O vulcão das Furnas é um dos três potencialmente mais activos vulcões da ilha de São Miguel. Este vulcão está flanqueado, a oriente, pelo vulcão da Povoação, e a ocidente, pela zona fissural do Planalto da Achada.
À semelhança dos vulcões das Sete Cidades, do Fogo e da Povoação, o vulcão das Furnas é um estratovulcão ou vulcão compósito, constituído por alternâncias de escoadas lávicas e materiais piroclásticos, tais como, cinzas (< 2mm), lapilli-bagacinas (entre 2 e 64mm), bombas e blocos (>64mm). É igualmente um vulcão poligenético, por ter resultado de inúmeras erupções seriadas ao longo da sua história geológica.
Inicialmente o Vulcão das Furnas teria um aspecto morfológico semelhante à Montanha do Pico, porém, ao longo da sua evolução, e na sequência de sucessivos episódios vulcânicos, foi modificando a sua configuração, até atingir o aspecto actual. Para tal facto, terá contribuído, fundamentalmente, o desenvolvimento de uma câmara magmática subjacente ao mesmo, isto é, um reservatório onde o magma (rocha líquida, com gases e alguns cristais) terá permanecido e evoluído, através de processos geoquímicos e termodinâmicos altamente complexos, no decurso de um tempo geológico alargado. A evolução do magma conduziu ao enriquecimento de alguns elementos químicos, substancialmente sílica, determinantes no grau de explosividade de futuros episódios. A observação dos produtos vulcânicos emitidos durante as várias erupções (maioritariamente de natureza traquítica, isto é, muito ricos em sílica), associada à análise dos diversos depósitos e das várias estruturas, que integram este vulcão, permitiu reconstituir a sua história geológica.
Na realidade, verifica-se que na sequência daquela evolução magmática, terá ocorrido um importante cataclismo vulcânico, que há cerca de 30.000 anos, terá originado a primeira caldeira do vulcão das Furnas, com 8kmX5km de diâmetro. Durante um certo período, o interior da caldeira foi palco de outros fenómenos vulcânicos de menor magnitude, que antecederam um outro episódio catastrófico, que levou à formação de mais uma caldeira, com 6kmX3,5km de diâmetro. Este incidente deverá ter acontecido há aproximadamente 12.000 anos.
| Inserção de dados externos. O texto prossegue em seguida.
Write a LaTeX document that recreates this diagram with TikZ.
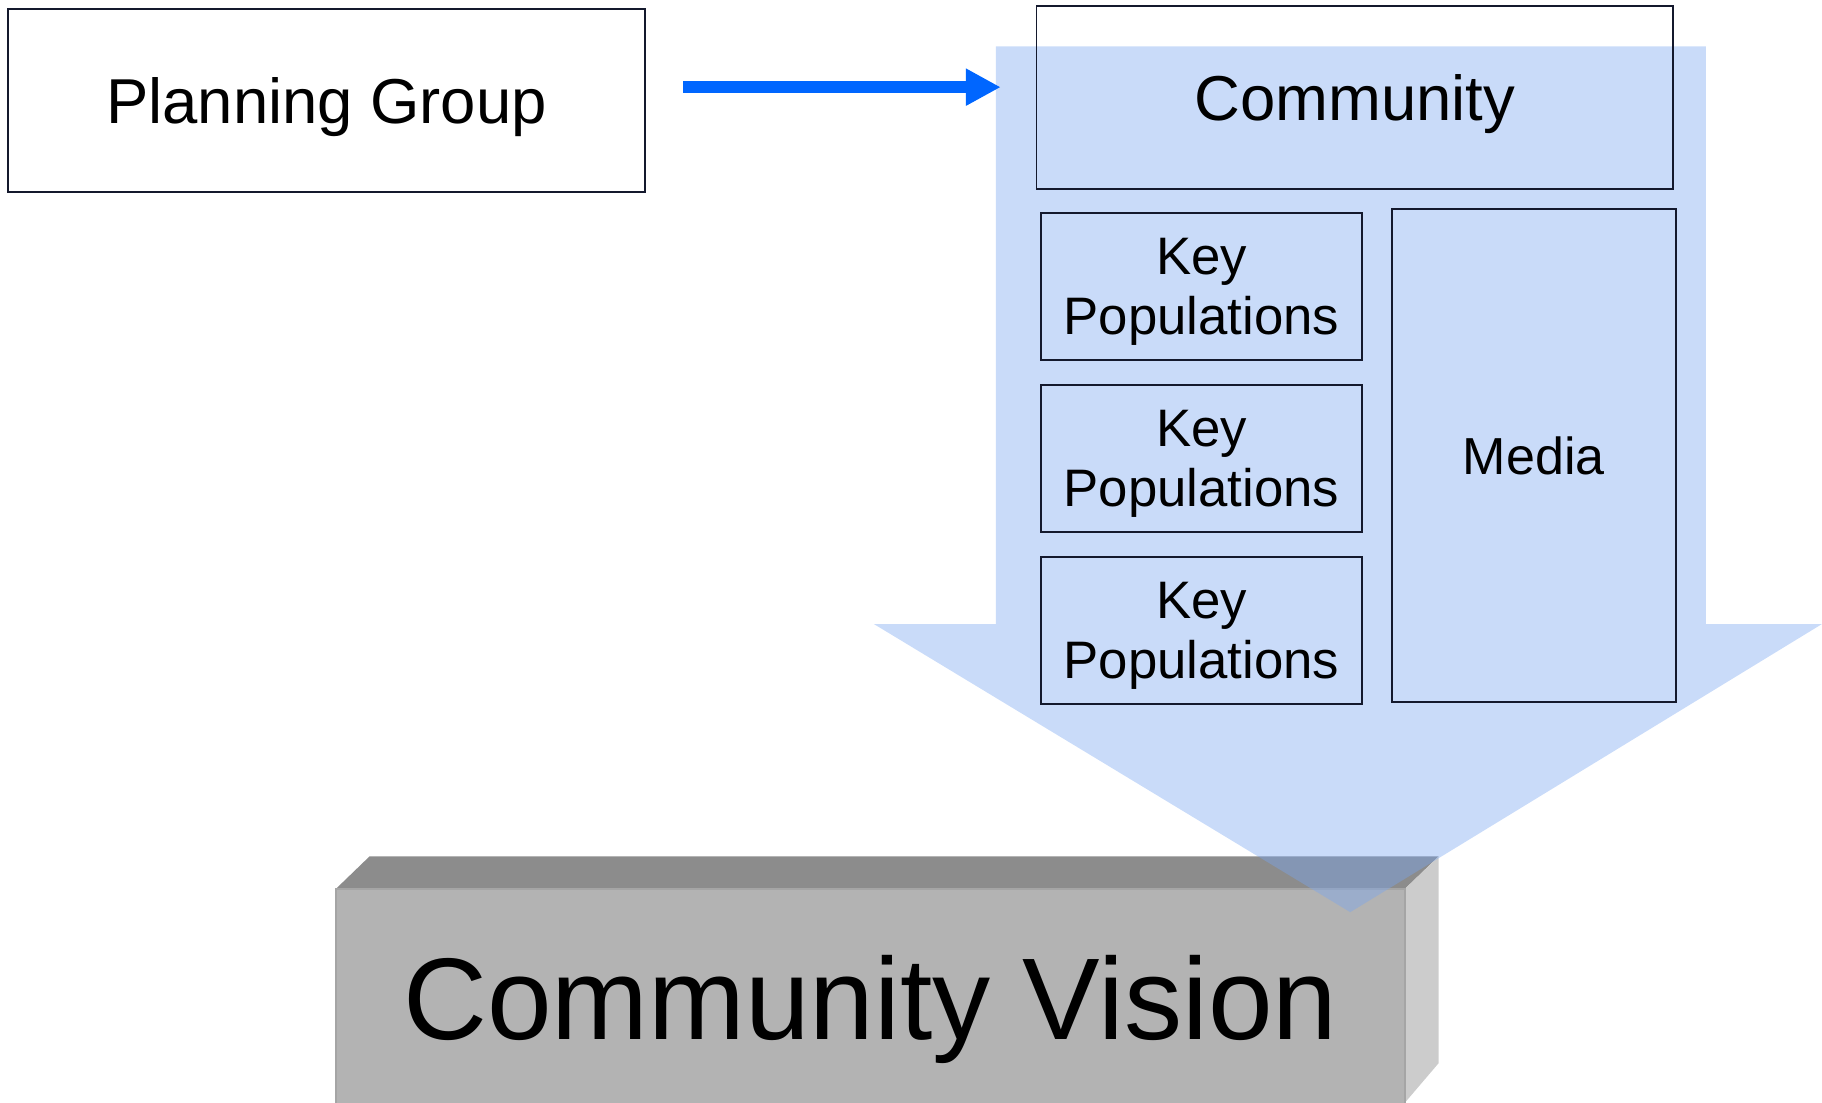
\documentclass[tikz,border=0pt]{standalone}
\usepackage{fontspec}
\setmainfont{Liberation Sans}
\usepackage{tikz}
\usetikzlibrary{arrows.meta}

\tikzset{
  box/.style={draw={rgb, 255:red, 20; green, 25; blue, 45 }, line width=0.8pt, inner sep=0pt, align=center, text depth=0pt},
  keybox/.style={box, minimum width=138pt, minimum height=63.5pt, font=\fontsize{22.7}{26}\selectfont},
  flow/.style={draw={rgb, 255:red, 0; green, 102; blue, 255 }, line width=5pt, -{Triangle[length=15pt,width=15pt]}},
}

\begin{document}
\begin{tikzpicture}[x=0.5pt,y=0.5pt,yscale=-1,xscale=1]
\useasboundingbox (0,0) rectangle (1568,949);

%Shape: Block front face
\fill [color={rgb, 255:red, 179; green, 179; blue, 179 }] (289,765) rectangle (1209,949) ;
%Shape: Block top face
\fill [color={rgb, 255:red, 140; green, 140; blue, 140 }] (289,765) -- (318,737) -- (1238,737) -- (1209,765) -- cycle ;
%Shape: Block side face
\fill [color={rgb, 255:red, 204; green, 204; blue, 204 }] (1209,765) -- (1238,737) -- (1238,915) -- (1209,949) -- cycle ;
%Straight Lines: Block edges
\draw [color={rgb, 255:red, 165; green, 165; blue, 165 }, line width=1pt] (289,949) -- (289,765) -- (1209,765) -- (1209,949) ;
%Shape: Down Arrow
\fill [color={rgb, 255:red, 120; green, 165; blue, 240 }, fill opacity=0.4] (857,40) -- (1468,40) -- (1468,537) -- (1568,537) -- (1162,785) -- (752,537) -- (857,537) -- cycle ;

% Text Node
\node [box, minimum width=274pt, minimum height=78.5pt, font=\fontsize{27.3}{32}\selectfont] (plan) at (281,86.5) {Planning Group};
% Text Node
\node [box, minimum width=274pt, minimum height=79pt, font=\fontsize{27.3}{32}\selectfont] (comm) at (1166,84) {Community};
% Text Node
\node [keybox] (keya) at (1034,246.5) {Key\\Populations};
% Text Node
\node [keybox] (keyb) at (1034,394.5) {Key\\Populations};
% Text Node
\node [keybox] (keyc) at (1034,542.5) {Key\\Populations};
% Text Node
\node [box, minimum width=122pt, minimum height=212pt, font=\fontsize{22.4}{26}\selectfont] (media) at (1320,392) {Media};
% Text Node
\node [inner sep=0pt, text depth=0pt, font=\fontsize{50}{60}\selectfont] (vision) at (749,858) {Community Vision};

%Straight Lines
\coordinate (flowy) at (0,75);
\draw [flow, shorten <=16pt, shorten >=15pt] (plan.east |- flowy) -- (comm.west |- flowy) ;

\end{tikzpicture}
\end{document}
Depois do povoamento da ilha parece poder-se reportar a ocorrência de duas erupções. A primeira hipoteticamente em 1440, com provável Centro eruptivo no Pico do Gaspar e, a segunda, muito mais bem documentada, em 1630, a sul da Caldeira. Esta erupção apresentou inicialmente fases explosivas, de natureza magmática e freatomagmática (com introdução de água no sistema magmático), que envolveram a projecção de pedra-pomes e cinzas traquíticas. Uma fase efusiva, relacionada com a instalação de um domo traquítico (estrutura abaulada, convexa, resultante do carácter muito viscoso da lava que nestas condições não consegue progredir no solo), seguiu as anteriores. Actualmente, este domo, inserido no meio de um anel pomítico, é bem visível à entrada das Furnas, pelo lado sul da ilha, no início da Lagoa das Furnas.
Considerando que vivem cerca de 2000 pessoas no interior da caldeira, de um vulcão potencialmente activo, que tem registado ao longo da sua história cataclismos de grande magnitude vulcânica, é imperioso insistir na manutenção de um sistema de monitorização, incidindo, fundamentalmente, na recolha de dados sísmicos, de deformação de terreno e de análises químicas das águas e dos gases vulcânicos. O cruzamento destes dados pode contribuir para o prognóstico de algum fenómeno vulcânico, e, consequentemente, para a minimização de danos humanos e sócio-económicos.
Importa ainda realçar um outro problema que se prende com a saúde da população que diariamente vive nas Furnas. É imperioso que todos estejam consciencializados de que alguns dos gases vulcânicos, que os envolvem em neblinas quase místicas, podem provocar danos físicos, ou, em casos extremos, serem letais quando atingem determinadas concentrações.
Os vulcões exercem sobre as pessoas uma atracção inexplicável. Por todo o mundo as pessoas se difundem pelas suas vertentes. Os vulcões são misteriosos, divinais, imponentes, emanam respeito e produzem os solos mais férteis que se conhecem. Viver em tranquilidade com eles, em harmonia, não significa ignorar as suas potencialidades.